- _Set task_: Return the material exactly, first line through the line containing "65.2, 70.8, 57.0, 66.9, 71.0, 73.3, 81.2, 86.8]", and nothing more. Pictures stay out.
╭──
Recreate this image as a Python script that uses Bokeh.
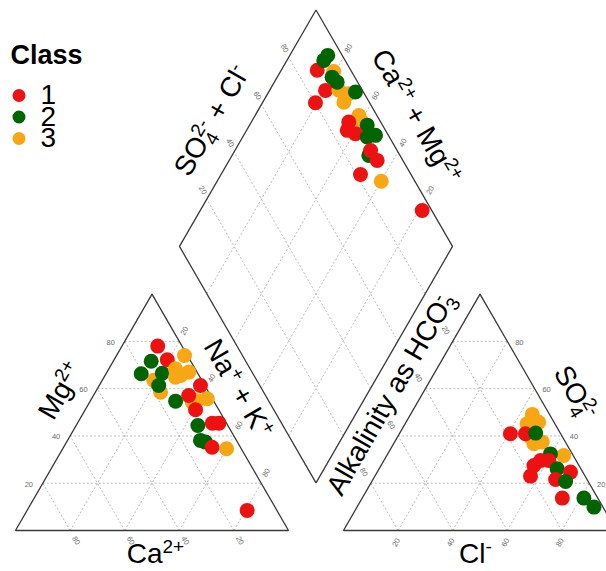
import math
from bokeh.plotting import figure
from bokeh.models import Range1d, ColumnDataSource
from bokeh.core.properties import value
from bokeh.embed import file_html
from bokeh.resources import INLINE

# ---------------- data (percent of meq) ----------------
class_labels = ["1", "2", "3"]
class_colors = ["#ee1111", "#006400", "#f7a614"]
ticks = [20, 40, 60, 80]

# cation triangle
cat_class = [3, 3, 2, 2, 2, 2, 1, 1, 3, 3, 3, 3, 3, 2, 3, 3, 3, 1, 1, 1, 2, 2, 2, 1, 1, 1, 3, 1]
cat_mg = [63.5, 58.5, 71.6, 66.3, 66.5, 61.3, 78.0, 72.2, 74.0, 68.4, 64.8, 65.6, 67.0, 54.7,
          55.0, 55.7, 54.3, 61.3, 57.1, 51.1, 44.4, 38.1, 37.4, 45.4, 45.4, 35.2, 34.6, 8.5]
cat_nak = [18.9, 23.9, 13.9, 12.9, 20.5, 21.8, 13.1, 19.5, 24.9, 24.4, 26.2, 27.7, 30.0, 31.3,
           39.1, 42.4, 37.6, 37.1, 34.9, 40.4, 44.6, 48.7, 50.9, 49.4, 51.8, 54.4, 60.0, 80.6]

# anion triangle
an_class = [3, 3, 3, 3, 3, 3, 1, 1, 2, 3, 2, 1, 1, 1, 2, 1, 1, 1, 2, 1, 2, 2]
an_so4 = [49.1, 45.1, 45.8, 39.5, 36.7, 37.4, 40.9, 40.9, 41.2, 31.7, 32.4, 27.5, 29.6, 29.6,
          26.1, 24.7, 23.0, 21.6, 20.7, 13.7, 13.7, 9.9]
an_cl = [44.6, 44.7, 48.6, 48.8, 51.4, 54.1, 40.7, 46.2, 49.8, 64.8, 59.6, 56.0, 57.4, 60.4,
         65.2, 70.8, 57.0, 66.9, 71.0, 73.3, 81.2, 86.8]

# diamond
dia_class = [1, 1, 1, 3, 3, 3, 3, 2, 2, 2, 2, 2, 3, 3, 2, 1, 1, 1, 2, 2, 2, 1, 1, 1, 3, 1]
dia_so4cl = [87.7, 80.2, 86.5, 93.5, 91.4, 90.7, 94.3, 92.2, 94.7, 91.7, 92.5, 97.1, 93.4, 93.2,
             94.4, 88.3, 86.0, 88.3, 91.9, 95.3, 88.6, 90.3, 90.6, 81.5, 87.7, 96.5]
dia_camg = [86.8, 80.6, 79.5, 80.5, 74.7, 70.3, 70.3, 86.5, 86.1, 79.9, 77.0, 68.2, 62.0, 59.4,
            56.9, 64.3, 63.1, 59.4, 54.4, 51.7, 49.9, 50.3, 45.8, 48.9, 39.9, 18.7]

# ---------------- layout ----------------
W, H = 606, 571
PAGE_H = 571


def Y(py):
    return PAGE_H - py


SIDE = 273.0
HT = SIDE * math.sqrt(3) / 2
BASE = Y(530)
LX = 15.0
GAP = 55.0
RX = LX + SIDE + GAP
BX = LX + SIDE + GAP / 2
BY = BASE + (GAP / 2) * math.sqrt(3)


def cat_xy(na, mg):
    return (LX + SIDE * (na + mg / 2), BASE + HT * mg)


def an_xy(cl, so4):
    return (RX + SIDE * (cl + so4 / 2), BASE + HT * so4)


def dia_xy(s, c):
    return (BX + SIDE * (s - c) / 2, BY + HT * (s + c))


FONT = "Liberation Sans"

p = figure(width=W, height=H, x_range=Range1d(0, W), y_range=Range1d(PAGE_H - H, PAGE_H),
           output_backend="svg", toolbar_location=None, min_border=0,
           x_axis_location=None, y_axis_location=None)
p.grid.visible = False
p.outline_line_color = None
p.background_fill_color = "white"
p.border_fill_color = "white"

# ---------------- grid lines ----------------
gxs, gys = [], []
for t in ticks:
    k = t / 100
    segs = [
        (cat_xy(0, k), cat_xy(1 - k, k)),
        (cat_xy(k, 0), cat_xy(k, 1 - k)),
        (cat_xy(1 - k, 0), cat_xy(0, 1 - k)),
        (an_xy(0, k), an_xy(1 - k, k)),
        (an_xy(k, 0), an_xy(k, 1 - k)),
        (an_xy(1 - k, 0), an_xy(0, 1 - k)),
        (dia_xy(k, 0), dia_xy(k, 1)),
        (dia_xy(0, k), dia_xy(1, k)),
    ]
    for a, b in segs:
        gxs.append([a[0], b[0]])
        gys.append([a[1], b[1]])
p.multi_line(gxs, gys, line_color="#b4b4b4", line_width=0.9, line_dash="2 2")

# ---------------- outlines ----------------
outl = [
    [cat_xy(0, 0), cat_xy(1, 0), cat_xy(0, 1)],
    [an_xy(0, 0), an_xy(1, 0), an_xy(0, 1)],
    [dia_xy(0, 0), dia_xy(1, 0), dia_xy(1, 1), dia_xy(0, 1)],
]
p.patches([[q[0] for q in o] for o in outl], [[q[1] for q in o] for o in outl],
          fill_color=None, line_color="#3a3a3a", line_width=1.3)

# ---------------- tick labels ----------------
tx, ty, tt, ta = [], [], [], []


def add_tick(pt, off, txt, deg):
    tx.append(pt[0] + off[0])
    ty.append(pt[1] + off[1])
    tt.append(txt)
    ta.append(math.radians(deg))


for t in ticks:
    k = t / 100
    s = str(t)
    add_tick(cat_xy(0, k), (-14, -1), s, 0)
    add_tick(cat_xy(1 - k, 0), (6, -10), s, -60)
    add_tick(cat_xy(k, 1 - k), (5, 10.5), s, 60)
    add_tick(an_xy(1 - k, k), (12, -1), s, 0)
    add_tick(an_xy(k, 0), (-2, -12), s, 60)
    add_tick(an_xy(0, 1 - k), (-7, 11), s, -60)
    add_tick(dia_xy(k, 1), (-4, 9), s, -60)
    add_tick(dia_xy(1, k), (5, 9), s, 60)

p.text(x=tx, y=ty, text=tt, angle=ta, text_font=value(FONT), text_font_size=value("7.5px"),
       text_color="#6a6a6a", text_align="center", text_baseline="middle")

# ---------------- points ----------------
def pts(xy_list, classes):
    return dict(x=[q[0] for q in xy_list], y=[q[1] for q in xy_list],
                c=[class_colors[k - 1] for k in classes])


cat_src = ColumnDataSource(pts([cat_xy(n / 100, m / 100) for n, m in zip(cat_nak, cat_mg)], cat_class))
an_src = ColumnDataSource(pts([an_xy(c / 100, s / 100) for c, s in zip(an_cl, an_so4)], an_class))
dia_src = ColumnDataSource(pts([dia_xy(s / 100, c / 100) for s, c in zip(dia_so4cl, dia_camg)], dia_class))
for src in (cat_src, an_src, dia_src):
    p.scatter("x", "y", source=src, size=15, fill_color="c", line_color=None)

# ---------------- titles ----------------
CW = {' ': 0.278, '+': 0.584, '-': 0.333, 'A': 0.667, 'C': 0.722, 'H': 0.722, 'K': 0.667,
      'M': 0.833, 'N': 0.722, 'O': 0.778, 'S': 0.667, 'a': 0.556, 'g': 0.556, 'i': 0.222,
      'k': 0.5, 'l': 0.222, 'n': 0.556, 's': 0.5, 't': 0.278, 'y': 0.5}
MID = 0.35  # distance from baseline to middle of the text box, in em


def tw(s, fs):
    return sum(CW.get(ch, 0.556) for ch in s) * fs


ttx, tty, ttt, tta, tts = [], [], [], [], []


def compose(parts, cx, cy, deg, size=28.0):
    """Lay out text pieces (normal / superscript / subscript) along a rotated baseline,
    centred on (cx, cy)."""
    small = size * 0.68
    th = math.radians(deg)
    dx, dy = math.cos(th), math.sin(th)
    nx, ny = -dy, dx
    items = []
    cur = 0.0
    for txt, role, adv in parts:
        fs = size if role == "b" else small
        shift = {"b": 0.0, "sup": size * 0.36, "sub": -size * 0.22}[role]
        items.append((txt, fs, shift, cur))
        if adv:
            cur += tw(txt, fs)
    total = cur
    for txt, fs, shift, off in items:
        if not txt.strip():
            continue
        along = off - total / 2
        across = shift - size * MID + fs * MID
        ttx.append(cx + along * dx + across * nx)
        tty.append(cy + along * dy + across * ny)
        ttt.append(txt)
        tta.append(th)
        tts.append(f"{fs:.1f}px")


compose([("Mg", "b", 1), ("2+", "sup", 1)], 60, Y(390), 60)
compose([("Na", "b", 1), ("+", "sup", 1), (" ", "b", 1), ("+", "b", 1), (" ", "b", 1),
         ("K", "b", 1), ("+", "sup", 1)], 238, Y(388), -60)
compose([("Ca", "b", 1), ("2+", "sup", 1)], 155, Y(553), 0)
compose([("Alkalinity as HCO", "b", 1), ("-", "sup", 0), ("3", "sub", 1)], 390, Y(393), 60)
compose([("SO", "b", 1), ("4", "sub", 0), ("2-", "sup", 1)], 575, Y(392), -60)
compose([("Cl", "b", 1), ("-", "sup", 1)], 475, Y(553), 0)
compose([("SO", "b", 1), ("4", "sub", 0), ("2-", "sup", 1), (" ", "b", 1), ("+", "b", 1),
         (" ", "b", 1), ("Cl", "b", 1), ("-", "sup", 1)], 211, Y(120), 60)
compose([("Ca", "b", 1), ("2+", "sup", 1), (" ", "b", 1), ("+", "b", 1), (" ", "b", 1),
         ("Mg", "b", 1), ("2+", "sup", 1)], 416, Y(116), -60)

title_src = ColumnDataSource(dict(x=ttx, y=tty, text=ttt, angle=tta, size=tts))
p.text(x="x", y="y", text="text", angle="angle", text_font_size="size", source=title_src,
       text_font=value(FONT), text_color="black", text_align="left", text_baseline="middle")

# ---------------- legend ----------------
p.text(x=[10], y=[Y(54)], text=["Class"], text_font=value(FONT), text_font_style="bold",
       text_font_size=value("27px"), text_color="black", text_align="left", text_baseline="middle")
leg_dot_y = [Y(95), Y(116.5), Y(138)]
leg_txt_y = [Y(94), Y(115.5), Y(137)]
p.scatter(x=[18.5] * 3, y=leg_dot_y, size=13, fill_color=class_colors, line_color=None)
p.text(x=[40] * 3, y=leg_txt_y, text=class_labels, text_font=value(FONT), text_font_size=value("28px"),
       text_color="black", text_align="left", text_baseline="middle")

open("out.html", "w").write(file_html(p, INLINE))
╰──
- _Answer for the task_:
Recreate this image as a Python script that uses Bokeh.
import math
from bokeh.plotting import figure
from bokeh.models import Range1d, ColumnDataSource
from bokeh.core.properties import value
from bokeh.embed import file_html
from bokeh.resources import INLINE

# ---------------- data (percent of meq) ----------------
class_labels = ["1", "2", "3"]
class_colors = ["#ee1111", "#006400", "#f7a614"]
ticks = [20, 40, 60, 80]

# cation triangle
cat_class = [3, 3, 2, 2, 2, 2, 1, 1, 3, 3, 3, 3, 3, 2, 3, 3, 3, 1, 1, 1, 2, 2, 2, 1, 1, 1, 3, 1]
cat_mg = [63.5, 58.5, 71.6, 66.3, 66.5, 61.3, 78.0, 72.2, 74.0, 68.4, 64.8, 65.6, 67.0, 54.7,
          55.0, 55.7, 54.3, 61.3, 57.1, 51.1, 44.4, 38.1, 37.4, 45.4, 45.4, 35.2, 34.6, 8.5]
cat_nak = [18.9, 23.9, 13.9, 12.9, 20.5, 21.8, 13.1, 19.5, 24.9, 24.4, 26.2, 27.7, 30.0, 31.3,
           39.1, 42.4, 37.6, 37.1, 34.9, 40.4, 44.6, 48.7, 50.9, 49.4, 51.8, 54.4, 60.0, 80.6]

# anion triangle
an_class = [3, 3, 3, 3, 3, 3, 1, 1, 2, 3, 2, 1, 1, 1, 2, 1, 1, 1, 2, 1, 2, 2]
an_so4 = [49.1, 45.1, 45.8, 39.5, 36.7, 37.4, 40.9, 40.9, 41.2, 31.7, 32.4, 27.5, 29.6, 29.6,
          26.1, 24.7, 23.0, 21.6, 20.7, 13.7, 13.7, 9.9]
an_cl = [44.6, 44.7, 48.6, 48.8, 51.4, 54.1, 40.7, 46.2, 49.8, 64.8, 59.6, 56.0, 57.4, 60.4,
         65.2, 70.8, 57.0, 66.9, 71.0, 73.3, 81.2, 86.8]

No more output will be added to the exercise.